Testes de mutação no Android. Valem a pena?
Resultado de um estudo realizado na Natura&CO sobre testes de mutação no Android com Kotlin em 2020
Como consultor de desenvolvimento Android na ThoughtWorks, tenho tido o enorme privilégio de acompanhar a transformação digital da Natura&CO de perto. Uma transformação contínua e necessária para que a Natura se diferencie cada vez mais no mercado e também consiga escalar o desenvolvimento dos seus produtos digitais, inclusive do Super App que temos em produção e que atende a demanda de milhares de clientes. O interessante desse tipo de transformação organizacional é que quem a aplica tende a ganhar melhores orientações a boas práticas de desenvolvimento de software, melhores processos de entrega e por consequência uma maior qualidade no produto desenvolvido.
Os reflexos dessa transformação chegaram no time no qual eu trabalho, a tribo financeira da Natura. Aqui, tivemos a chance de conduzir uma investigação sobre um tipo de teste automatizado que acredito ser muito interessante e ao mesmo tempo desconhecido por muitas pessoas do mundo Android. Esses são os testes de mutação. Nosso objetivo era entender se esses testes poderiam entrar no nosso processo de entrega como uma ferramenta que aumentasse a qualidade do nosso produto.
No caso específico desse artigo, vamos falar sobre testes de mutação no Android com Kotlin.
Por definição, esse tipo de teste visa responder uma única, complexa e abrangente pergunta:
Os testes automatizados que você está criando no seu projeto estão realmente bem implementados?
Os testes de mutação têm como objetivo garantir a qualidade dos testes escritos.
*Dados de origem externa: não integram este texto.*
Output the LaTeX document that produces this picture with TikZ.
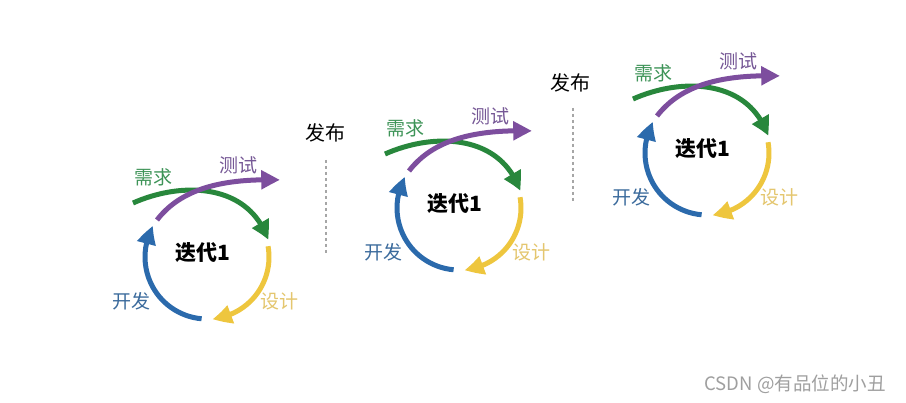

Seu código de produção vai ser testado diretamente pelas ferramentas tradicionais do Android (JUnit, Espresso, Robolectric, etc…) e indiretamente pelas ferramentas de testes de mutação.
Nesse artigo vamos compartilhar os resultados dessa investigação!
Como funcionam os testes de mutação?
Para garantir que seus testes estejam bem implementados, um teste de mutação vai aplicar uma modificação aleatória em um ponto específico do seu código de produção e rodar os testes que cobrem esse ponto. Essa alteração gerada automaticamente pela ferramenta é chamada de mutação.
Após aplicada a mutação, os testes automatizados serão executados em cima do código original e também em cima do código alterado.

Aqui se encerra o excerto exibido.